Translation: Sharing the Gospel is terrorism.

According to American Center for Law and Justice Senior Counsel CeCe Heil, “It is now clearer than ever that Turkey is targeting Pastor Andrew specifically because of his Christian faith.”

If convicted, the 50 year-old pastor could be sentenced to 35 years in prison.

World Watch Monitor reports that Brunson, a North Carolina native who has led a small congregation in Izmir for the past two decades, is set to stand trial before a Turkish criminal court on April 16, 2018, 17 months after his arrest.

According to rights groups, the pastor is falsely accused of working with the FETO network of Islamic cleric Fethullah Gülen and the outlawed Kurdistan Workers Party to overthrow the Turkish government and divide the country.

Soner Tufan, spokesperson for the Association of Protestant Churches in Turkey, called the indictment an “eclipse of reason.”

“To claim that Andrew was a FETO executive and sought to destroy this country is like an insult and offense to reason,” he told World Watch Monitor. “Who would believe such a thing? He has spent an important part of his life trying to stay in this country, telling about Jesus in all his sermons and works. How could such a person be the member or the executive of an Islamic order?”

“Andrew Brunson is an innocent person,” he continued. “The indictment does not contain any real evidence. There is no real legal proof to use against him.
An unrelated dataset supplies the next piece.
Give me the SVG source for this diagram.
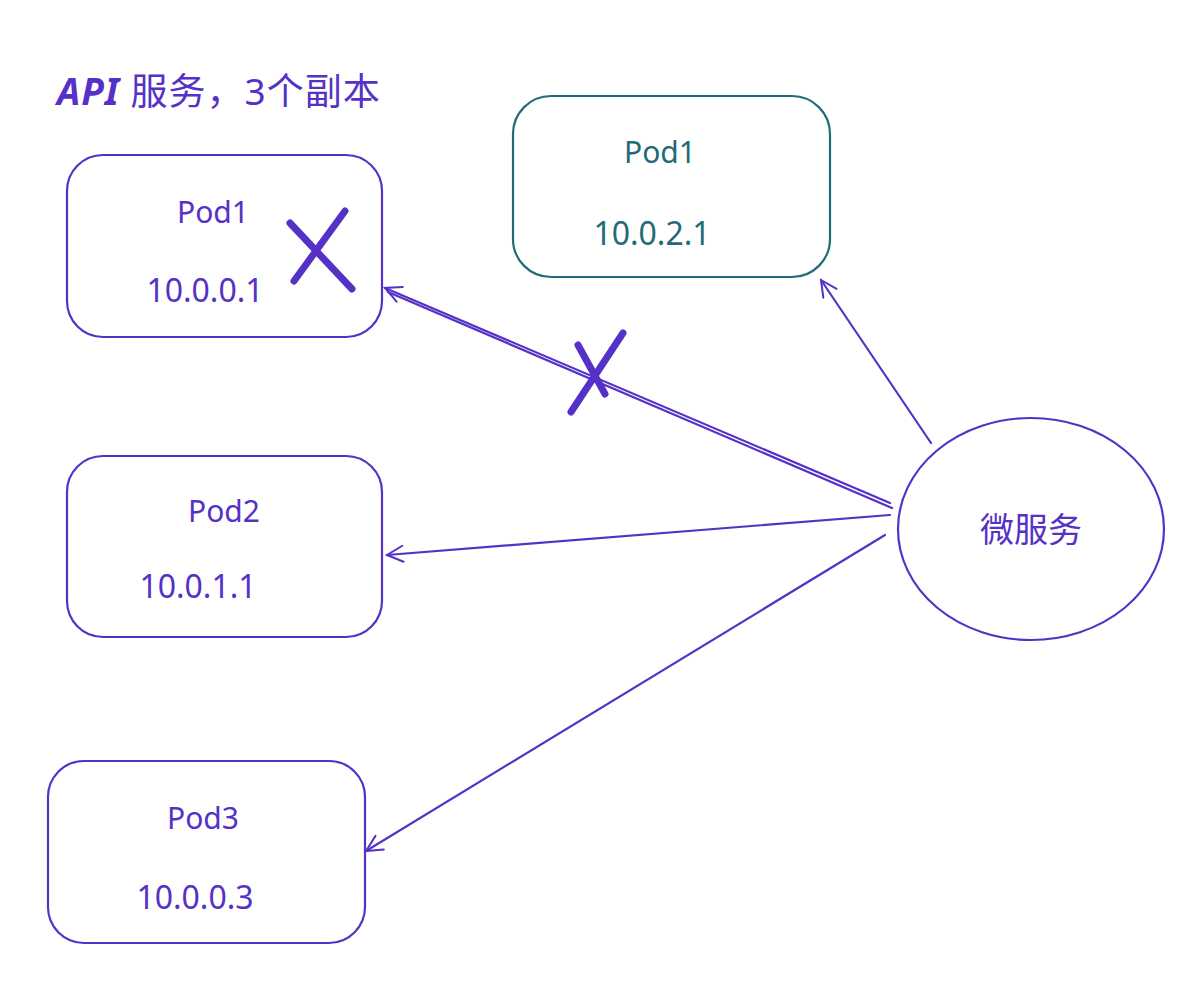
<svg xmlns="http://www.w3.org/2000/svg" width="1198" height="998" viewBox="0 0 1198 998">
<defs>
<style>
.p{fill:none;stroke:#5531c7;stroke-width:2.2;stroke-linecap:round;stroke-linejoin:round}
.t{fill:none;stroke:#1f6b77;stroke-width:2.2}
.tx{font-family:"Noto Sans","Noto Sans CJK SC",sans-serif;fill:#5531c7;text-anchor:middle}
.tt{font-family:"Noto Sans","Noto Sans CJK SC",sans-serif;fill:#1f6b77;text-anchor:middle}
.x{fill:none;stroke:#5531c7;stroke-width:7;stroke-linecap:round}
</style>
<marker id="ah" viewBox="0 0 20 20" refX="18" refY="10" markerWidth="20" markerHeight="20" markerUnits="userSpaceOnUse" orient="auto">
<path d="M2,2 L18,10 L2,18" fill="none" stroke="#5531c7" stroke-width="2" stroke-linecap="round"/>
</marker>
</defs>
<rect width="1198" height="998" fill="#fff"/>
<text x="57" y="105" font-family="Noto Sans,Noto Sans CJK SC,sans-serif" font-size="37" fill="#5531c7" letter-spacing="1"><tspan font-style="italic" font-weight="bold">API</tspan> 服务，3个副本</text>
<g id="pod1">
<rect class="p" x="67" y="155" width="315" height="182" rx="36"/>
<text class="tx" x="213" y="223" font-size="30">Pod1</text>
<text class="tx" x="205" y="302" font-size="32">10.0.0.1</text>
<path class="x" d="M290,223 L352,289 M345,211 L294,281"/>
</g>
<g id="pod1b">
<rect class="t" x="513" y="96" width="317" height="181" rx="38"/>
<text class="tt" x="660" y="163" font-size="30">Pod1</text>
<text class="tt" x="652" y="245" font-size="32">10.0.2.1</text>
</g>
<g id="pod2">
<rect class="p" x="67" y="456" width="315" height="181" rx="36"/>
<text class="tx" x="224" y="522" font-size="30">Pod2</text>
<text class="tx" x="198" y="598" font-size="32">10.0.1.1</text>
</g>
<g id="pod3">
<rect class="p" x="48" y="761" width="317" height="182" rx="36"/>
<text class="tx" x="203" y="829" font-size="30">Pod3</text>
<text class="tx" x="195" y="909" font-size="32">10.0.0.3</text>
</g>
<g id="svc">
<ellipse class="p" cx="1031" cy="529" rx="133" ry="111"/>
<text class="tx" x="1031" y="542" font-size="34">微服务</text>
</g>
<g id="connectors">
<path class="p" d="M890,503 L385,288" marker-end="url(#ah)"/>
<path class="p" d="M892,508 L388,292"/>
<path class="p" d="M890,515 L387,555" marker-end="url(#ah)"/>
<path class="p" d="M885,535 L366,851" marker-end="url(#ah)"/>
<path class="p" d="M931,443 L821,280" marker-end="url(#ah)"/>
<path class="x" d="M623,333 L571,412 M578,345 L605,394"/>
</g>
</svg>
It is a very political hostage case. That is why [the Turkish authorities] had to demand the worst punishment against him, to make him more valuable.”

Heil said religious intolerance in Turkey–—where 99 percent of its population practices Islam—has allowed the legal system to make ridiculous claims.

Brunson was caught up in a sweep orchestrated by Muslim President Recep Tayyip Erdogan and was just one of many Christians who were arrested or deported after the failed coup attempt in Turkey back in 2016, when 161 were killed.

“President Erdogan basically had a purge getting rid of anyone he deemed was not on his side, which of course would include Christians when it’s an entirely Muslim country,” Heil noted. “Pastor Brunson was one of the Christians that was snatched up in this purge. Most of the Christian pastors had been deported and Pastor Brunson was not.”

David Curry, president of the persecution watchdog group Open Doors USA, also thinks Brunson is being held hostage by Turkey as part of its attempt to pressure the U.S. to extradite Gülen, who Erdogan believes is responsible for the failed coup attempt. Gülen currently lives in Pennsylvania.

“There’s not a lot that can be diplomatically done by Christian churches here because we’re talking about a dictator who’s not going to respond to our pleas,” Curry said in a news release. “And in some cases, in some ways, it may be counterproductive. So we’re going to have to be prayerful about this.”

This week, one of North Carolina’s U.S. Senators, Thom Tillis, was able to visit Brunson in the Turkish prison. Senator Tillis has been following the situation of his constituent very closely, and was able to arrange a visit, which was very timely, following the recent indictment.

Primarily due to “Islamic oppression,” Turkey is ranked 31st on Open Door USA’s World Watch List of 50 countries where Christians face the most persecution.